◆ **Raw data**
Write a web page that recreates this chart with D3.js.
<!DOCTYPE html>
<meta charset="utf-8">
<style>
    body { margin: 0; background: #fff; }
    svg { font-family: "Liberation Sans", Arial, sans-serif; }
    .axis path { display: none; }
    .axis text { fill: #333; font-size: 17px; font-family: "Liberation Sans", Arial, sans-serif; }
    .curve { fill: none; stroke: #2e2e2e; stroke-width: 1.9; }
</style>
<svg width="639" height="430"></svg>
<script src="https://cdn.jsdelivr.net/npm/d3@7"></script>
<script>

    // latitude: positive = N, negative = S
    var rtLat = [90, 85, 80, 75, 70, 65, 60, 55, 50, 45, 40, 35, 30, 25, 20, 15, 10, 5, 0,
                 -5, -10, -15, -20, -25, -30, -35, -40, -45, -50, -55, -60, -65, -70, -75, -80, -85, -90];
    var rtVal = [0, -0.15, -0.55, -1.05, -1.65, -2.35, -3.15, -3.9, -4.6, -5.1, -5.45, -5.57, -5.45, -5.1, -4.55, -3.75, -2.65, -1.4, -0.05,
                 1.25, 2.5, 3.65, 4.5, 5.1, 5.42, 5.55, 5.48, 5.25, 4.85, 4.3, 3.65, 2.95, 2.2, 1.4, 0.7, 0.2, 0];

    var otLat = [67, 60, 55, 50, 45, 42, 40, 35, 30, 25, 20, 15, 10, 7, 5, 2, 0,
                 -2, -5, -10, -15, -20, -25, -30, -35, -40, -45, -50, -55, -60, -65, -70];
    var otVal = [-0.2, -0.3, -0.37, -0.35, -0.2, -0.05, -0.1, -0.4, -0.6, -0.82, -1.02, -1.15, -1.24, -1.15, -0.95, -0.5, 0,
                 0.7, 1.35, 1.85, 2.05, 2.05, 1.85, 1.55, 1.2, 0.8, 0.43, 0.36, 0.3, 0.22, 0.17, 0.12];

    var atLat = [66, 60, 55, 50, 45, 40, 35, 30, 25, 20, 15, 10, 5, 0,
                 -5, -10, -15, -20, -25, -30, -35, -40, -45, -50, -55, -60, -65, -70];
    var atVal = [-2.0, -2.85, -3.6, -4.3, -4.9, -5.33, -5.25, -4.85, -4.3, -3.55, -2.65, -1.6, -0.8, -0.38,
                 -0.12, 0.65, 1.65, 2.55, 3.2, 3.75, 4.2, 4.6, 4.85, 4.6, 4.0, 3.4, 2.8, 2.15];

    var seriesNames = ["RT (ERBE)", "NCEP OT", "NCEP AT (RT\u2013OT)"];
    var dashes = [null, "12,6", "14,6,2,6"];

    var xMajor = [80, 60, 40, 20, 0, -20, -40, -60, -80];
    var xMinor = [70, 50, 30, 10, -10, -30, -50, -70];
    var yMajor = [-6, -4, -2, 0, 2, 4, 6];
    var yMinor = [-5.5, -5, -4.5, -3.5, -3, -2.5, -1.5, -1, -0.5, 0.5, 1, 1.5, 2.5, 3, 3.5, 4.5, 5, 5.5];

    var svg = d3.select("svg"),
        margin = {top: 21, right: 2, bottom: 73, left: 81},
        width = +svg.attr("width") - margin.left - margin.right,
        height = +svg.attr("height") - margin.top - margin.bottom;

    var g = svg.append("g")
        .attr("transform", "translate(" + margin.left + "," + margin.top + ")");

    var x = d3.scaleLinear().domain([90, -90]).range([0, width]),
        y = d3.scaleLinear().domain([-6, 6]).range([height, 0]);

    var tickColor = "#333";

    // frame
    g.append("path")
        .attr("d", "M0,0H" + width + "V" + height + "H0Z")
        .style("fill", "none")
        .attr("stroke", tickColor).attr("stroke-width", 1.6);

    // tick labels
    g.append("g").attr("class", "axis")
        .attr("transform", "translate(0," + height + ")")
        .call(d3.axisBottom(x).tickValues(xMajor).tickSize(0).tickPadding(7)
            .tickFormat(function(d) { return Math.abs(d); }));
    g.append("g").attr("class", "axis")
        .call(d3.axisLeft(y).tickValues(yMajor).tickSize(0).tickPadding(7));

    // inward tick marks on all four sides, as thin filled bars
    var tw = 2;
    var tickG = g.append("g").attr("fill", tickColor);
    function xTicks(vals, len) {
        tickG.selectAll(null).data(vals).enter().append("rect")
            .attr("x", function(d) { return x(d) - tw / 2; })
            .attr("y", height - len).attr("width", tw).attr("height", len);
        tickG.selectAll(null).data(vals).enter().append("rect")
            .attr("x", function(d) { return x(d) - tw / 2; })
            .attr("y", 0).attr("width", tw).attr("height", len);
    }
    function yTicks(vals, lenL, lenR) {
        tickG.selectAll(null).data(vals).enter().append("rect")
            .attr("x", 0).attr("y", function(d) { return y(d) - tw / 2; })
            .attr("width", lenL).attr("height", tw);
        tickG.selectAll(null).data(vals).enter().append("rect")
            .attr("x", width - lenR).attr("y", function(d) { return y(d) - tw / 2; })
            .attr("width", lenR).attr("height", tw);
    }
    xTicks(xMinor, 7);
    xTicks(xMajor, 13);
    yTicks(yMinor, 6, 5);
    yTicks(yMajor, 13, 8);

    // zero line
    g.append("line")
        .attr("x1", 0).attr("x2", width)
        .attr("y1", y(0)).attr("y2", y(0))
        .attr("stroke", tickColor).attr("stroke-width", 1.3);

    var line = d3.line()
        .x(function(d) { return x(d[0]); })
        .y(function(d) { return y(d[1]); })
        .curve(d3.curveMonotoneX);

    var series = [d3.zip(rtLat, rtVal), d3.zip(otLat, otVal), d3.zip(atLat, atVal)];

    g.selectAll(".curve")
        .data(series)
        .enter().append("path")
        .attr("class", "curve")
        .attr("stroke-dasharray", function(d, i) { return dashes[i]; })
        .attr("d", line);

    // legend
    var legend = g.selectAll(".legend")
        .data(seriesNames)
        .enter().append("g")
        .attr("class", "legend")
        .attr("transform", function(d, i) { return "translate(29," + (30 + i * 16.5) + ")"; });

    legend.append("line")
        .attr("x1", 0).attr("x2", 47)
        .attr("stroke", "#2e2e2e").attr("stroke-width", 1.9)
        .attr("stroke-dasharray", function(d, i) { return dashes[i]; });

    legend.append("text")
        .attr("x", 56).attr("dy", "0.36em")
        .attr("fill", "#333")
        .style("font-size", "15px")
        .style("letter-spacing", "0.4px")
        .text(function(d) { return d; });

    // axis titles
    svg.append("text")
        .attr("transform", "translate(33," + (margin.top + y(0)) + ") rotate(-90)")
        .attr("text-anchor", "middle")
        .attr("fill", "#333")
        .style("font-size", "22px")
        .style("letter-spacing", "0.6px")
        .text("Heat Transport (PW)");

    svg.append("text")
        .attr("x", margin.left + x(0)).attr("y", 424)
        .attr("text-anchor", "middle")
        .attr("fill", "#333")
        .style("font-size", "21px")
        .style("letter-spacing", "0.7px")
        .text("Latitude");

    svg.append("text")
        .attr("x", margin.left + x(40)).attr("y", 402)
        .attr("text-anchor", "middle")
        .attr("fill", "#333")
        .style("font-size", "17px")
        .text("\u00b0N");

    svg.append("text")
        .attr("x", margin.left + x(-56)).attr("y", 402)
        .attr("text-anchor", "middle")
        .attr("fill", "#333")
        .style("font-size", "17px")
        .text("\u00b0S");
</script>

◆ **Written request**
Set every line of the listing down word for word.

◆ **Correct output**
Write a web page that recreates this chart with D3.js.
<!DOCTYPE html>
<meta charset="utf-8">
<style>
    body { margin: 0; background: #fff; }
    svg { font-family: "Liberation Sans", Arial, sans-serif; }
    .axis path { display: none; }
    .axis text { fill: #333; font-size: 17px; font-family: "Liberation Sans", Arial, sans-serif; }
    .curve { fill: none; stroke: #2e2e2e; stroke-width: 1.9; }
</style>
<svg width="639" height="430"></svg>
<script src="https://cdn.jsdelivr.net/npm/d3@7"></script>
<script>

    // latitude: positive = N, negative = S
    var rtLat = [90, 85, 80, 75, 70, 65, 60, 55, 50, 45, 40, 35, 30, 25, 20, 15, 10, 5, 0,
                 -5, -10, -15, -20, -25, -30, -35, -40, -45, -50, -55, -60, -65, -70, -75, -80, -85, -90];
    var rtVal = [0, -0.15, -0.55, -1.05, -1.65, -2.35, -3.15, -3.9, -4.6, -5.1, -5.45, -5.57, -5.45, -5.1, -4.55, -3.75, -2.65, -1.4, -0.05,
                 1.25, 2.5, 3.65, 4.5, 5.1, 5.42, 5.55, 5.48, 5.25, 4.85, 4.3, 3.65, 2.95, 2.2, 1.4, 0.7, 0.2, 0];

    var otLat = [67, 60, 55, 50, 45, 42, 40, 35, 30, 25, 20, 15, 10, 7, 5, 2, 0,
                 -2, -5, -10, -15, -20, -25, -30, -35, -40, -45, -50, -55, -60, -65, -70];
    var otVal = [-0.2, -0.3, -0.37, -0.35, -0.2, -0.05, -0.1, -0.4, -0.6, -0.82, -1.02, -1.15, -1.24, -1.15, -0.95, -0.5, 0,
                 0.7, 1.35, 1.85, 2.05, 2.05, 1.85, 1.55, 1.2, 0.8, 0.43, 0.36, 0.3, 0.22, 0.17, 0.12];

    var atLat = [66, 60, 55, 50, 45, 40, 35, 30, 25, 20, 15, 10, 5, 0,
                 -5, -10, -15, -20, -25, -30, -35, -40, -45, -50, -55, -60, -65, -70];
    var atVal = [-2.0, -2.85, -3.6, -4.3, -4.9, -5.33, -5.25, -4.85, -4.3, -3.55, -2.65, -1.6, -0.8, -0.38,
                 -0.12, 0.65, 1.65, 2.55, 3.2, 3.75, 4.2, 4.6, 4.85, 4.6, 4.0, 3.4, 2.8, 2.15];

    var seriesNames = ["RT (ERBE)", "NCEP OT", "NCEP AT (RT\u2013OT)"];
    var dashes = [null, "12,6", "14,6,2,6"];

    var xMajor = [80, 60, 40, 20, 0, -20, -40, -60, -80];
    var xMinor = [70, 50, 30, 10, -10, -30, -50, -70];
    var yMajor = [-6, -4, -2, 0, 2, 4, 6];
    var yMinor = [-5.5, -5, -4.5, -3.5, -3, -2.5, -1.5, -1, -0.5, 0.5, 1, 1.5, 2.5, 3, 3.5, 4.5, 5, 5.5];

    var svg = d3.select("svg"),
        margin = {top: 21, right: 2, bottom: 73, left: 81},
        width = +svg.attr("width") - margin.left - margin.right,
        height = +svg.attr("height") - margin.top - margin.bottom;

    var g = svg.append("g")
        .attr("transform", "translate(" + margin.left + "," + margin.top + ")");

    var x = d3.scaleLinear().domain([90, -90]).range([0, width]),
        y = d3.scaleLinear().domain([-6, 6]).range([height, 0]);

    var tickColor = "#333";

    // frame
    g.append("path")
        .attr("d", "M0,0H" + width + "V" + height + "H0Z")
        .style("fill", "none")
        .attr("stroke", tickColor).attr("stroke-width", 1.6);

    // tick labels
    g.append("g").attr("class", "axis")
        .attr("transform", "translate(0," + height + ")")
        .call(d3.axisBottom(x).tickValues(xMajor).tickSize(0).tickPadding(7)
            .tickFormat(function(d) { return Math.abs(d); }));
    g.append("g").attr("class", "axis")
        .call(d3.axisLeft(y).tickValues(yMajor).tickSize(0).tickPadding(7));

    // inward tick marks on all four sides, as thin filled bars
    var tw = 2;
    var tickG = g.append("g").attr("fill", tickColor);
    function xTicks(vals, len) {
        tickG.selectAll(null).data(vals).enter().append("rect")
            .attr("x", function(d) { return x(d) - tw / 2; })
            .attr("y", height - len).attr("width", tw).attr("height", len);
        tickG.selectAll(null).data(vals).enter().append("rect")
            .attr("x", function(d) { return x(d) - tw / 2; })
            .attr("y", 0).attr("width", tw).attr("height", len);
    }
    function yTicks(vals, lenL, lenR) {
        tickG.selectAll(null).data(vals).enter().append("rect")
            .attr("x", 0).attr("y", function(d) { return y(d) - tw / 2; })
            .attr("width", lenL).attr("height", tw);
        tickG.selectAll(null).data(vals).enter().append("rect")
            .attr("x", width - lenR).attr("y", function(d) { return y(d) - tw / 2; })
            .attr("width", lenR).attr("height", tw);
    }
    xTicks(xMinor, 7);
    xTicks(xMajor, 13);
    yTicks(yMinor, 6, 5);
    yTicks(yMajor, 13, 8);

    // zero line
    g.append("line")
        .attr("x1", 0).attr("x2", width)
        .attr("y1", y(0)).attr("y2", y(0))
        .attr("stroke", tickColor).attr("stroke-width", 1.3);

    var line = d3.line()
        .x(function(d) { return x(d[0]); })
        .y(function(d) { return y(d[1]); })
        .curve(d3.curveMonotoneX);

    var series = [d3.zip(rtLat, rtVal), d3.zip(otLat, otVal), d3.zip(atLat, atVal)];

    g.selectAll(".curve")
        .data(series)
        .enter().append("path")
        .attr("class", "curve")
        .attr("stroke-dasharray", function(d, i) { return dashes[i]; })
        .attr("d", line);

    // legend
    var legend = g.selectAll(".legend")
        .data(seriesNames)
        .enter().append("g")
        .attr("class", "legend")
        .attr("transform", function(d, i) { return "translate(29," + (30 + i * 16.5) + ")"; });

    legend.append("line")
        .attr("x1", 0).attr("x2", 47)
        .attr("stroke", "#2e2e2e").attr("stroke-width", 1.9)
        .attr("stroke-dasharray", function(d, i) { return dashes[i]; });

    legend.append("text")
        .attr("x", 56).attr("dy", "0.36em")
        .attr("fill", "#333")
        .style("font-size", "15px")
        .style("letter-spacing", "0.4px")
        .text(function(d) { return d; });

    // axis titles
    svg.append("text")
        .attr("transform", "translate(33," + (margin.top + y(0)) + ") rotate(-90)")
        .attr("text-anchor", "middle")
        .attr("fill", "#333")
        .style("font-size", "22px")
        .style("letter-spacing", "0.6px")
        .text("Heat Transport (PW)");

    svg.append("text")
        .attr("x", margin.left + x(0)).attr("y", 424)
        .attr("text-anchor", "middle")
        .attr("fill", "#333")
        .style("font-size", "21px")
        .style("letter-spacing", "0.7px")
        .text("Latitude");

    svg.append("text")
        .attr("x", margin.left + x(40)).attr("y", 402)
        .attr("text-anchor", "middle")
        .attr("fill", "#333")
        .style("font-size", "17px")
        .text("\u00b0N");

    svg.append("text")
        .attr("x", margin.left + x(-56)).attr("y", 402)
        .attr("text-anchor", "middle")
        .attr("fill", "#333")
        .style("font-size", "17px")
        .text("\u00b0S");
</script>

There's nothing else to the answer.